Die Orgelkonzerte 3
Die Orgelkonzerte an St. Joseph - Eine französische Enklave in Bonn-Beuel - Teil 3
Von Guido Krawinkel
Aus Anlaß des 300. Orgelkonzertes am 6. Oktober 1996
Natürlich kann und will die Orgel von St. Joseph keine perfekte Cavaille-Coll Kopie sein. Sie ist ein modernes Instrument, das den Bauprinzipien einer vergangenen Epoche entsprechend gestaltet wurde, wobei man natürlich versucht hat, dem Original unter Berücksichtigung der anderen Gegebenheiten (schließlich ist St. Joseph keine französische Kathedrale mit einem entsprechenden Nachhall) möglichst nahe zu kommen. Das Echo, das die Orgel St. Joseph bei französischen Organisten findet, spricht in dieser Hinsicht für sich: "Ein prachtvolles Instrument und unvergleichliche Freude" schrieb Pierre Cochereau in Reiners' Gästebuch, "Tausend Dank an Hans Peter Reiners für die Einladung, an seiner schönen Orgel zu spielen, die mir erstmals eine vollkommen von jeder materiellen Sorge befreite Konzentration erlaubte" Andre Fleury, Michel Estellet-Brun räumte ein "Welche Lektion für Frankreich! Hier eine Orgel zu finden, so wie man sie in Frankreich zerstört hat!" und die Meinung Yves Devernays fiel nicht weniger enthusiatisch aus: "Das Feinste vom Feinen ist die Orgel meines Freundes Hans, ich habe von ihr reden hören, aber sie hören und spielen war für mich wie eine Offenbarung. Nun, wir müssen die Grenze überqueren, um Franck, Vierne und Widor zu spielen."

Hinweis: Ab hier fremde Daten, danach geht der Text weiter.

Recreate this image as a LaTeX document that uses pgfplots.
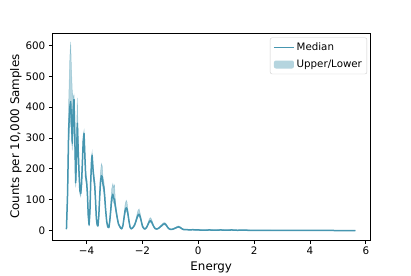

So wagemutig Reiners' Unterfangen, Anfang der 80er Jahre eine französische Orgel zu bauen, auch anmuten mochte, so eindeutig hat ihm doch der Erfolg recht geben. Seiner Zeit voraus war er ebenfalls mit der Idee Interpretationskurse zu veranstalten, damals ein Unikum, heute gang und gäbe. Mit dem von ihm gegründeten Arbeitskreis für Orgelkundliche Studienreisen veranstaltet er darüber hinaus Fahrten nach Frankreich, auf denen bekannte, aber auch unbekannte Instrumente besichtigt werden. Dennoch sind die Zeiten schwerer geworden: die Unterhaltung der Orgel kostet Geld, die Kosten steigen und das Publikum, das durch das reiche kirchenmusikalische Bonner Konzertleben hart um kämpft ist, kann eben nicht beliebig vermehrt werden. Zuschüsse von Seiten der Stadt gibt es seit Jahren nur noch für die Konzerte, die im Rahmen der Konzertreihe "Orgelstadt Bonn" stattfinden, in der die wichtigsten Instrumente der Stadt - St. Elisabeth (Klais, 1910), Münsterkirche (Klais, 1961/82), Kreuzkirche (Ott, 1956) und St. Joseph zusammengefaßt sind.
Auch nach 300 Konzerten kann der organisatorisch gewiefte Hans Peter Reiners das hierfür nötige Geld nur mit viel Engagement auftreiben. Durch den Förderverein erfährt er zwar viel Unterstützung, was alleine jedoch nicht ausreicht. Mit einer Videokamera, von der der Organist aufgeannommen wird, was die Zuschauer dann auf einer unten im Kirchenschiff befindlichen Leinwand mitverfolgen können, zeigt sich Reiners wieder als experimentierfreudiger Idealist, der auch neue Wege beschreitet, wenn es darum geht, seine Orgel dem Publikum näher zu bringen. Man darf also auch weiterhin auf die Zukunft gespannt sein!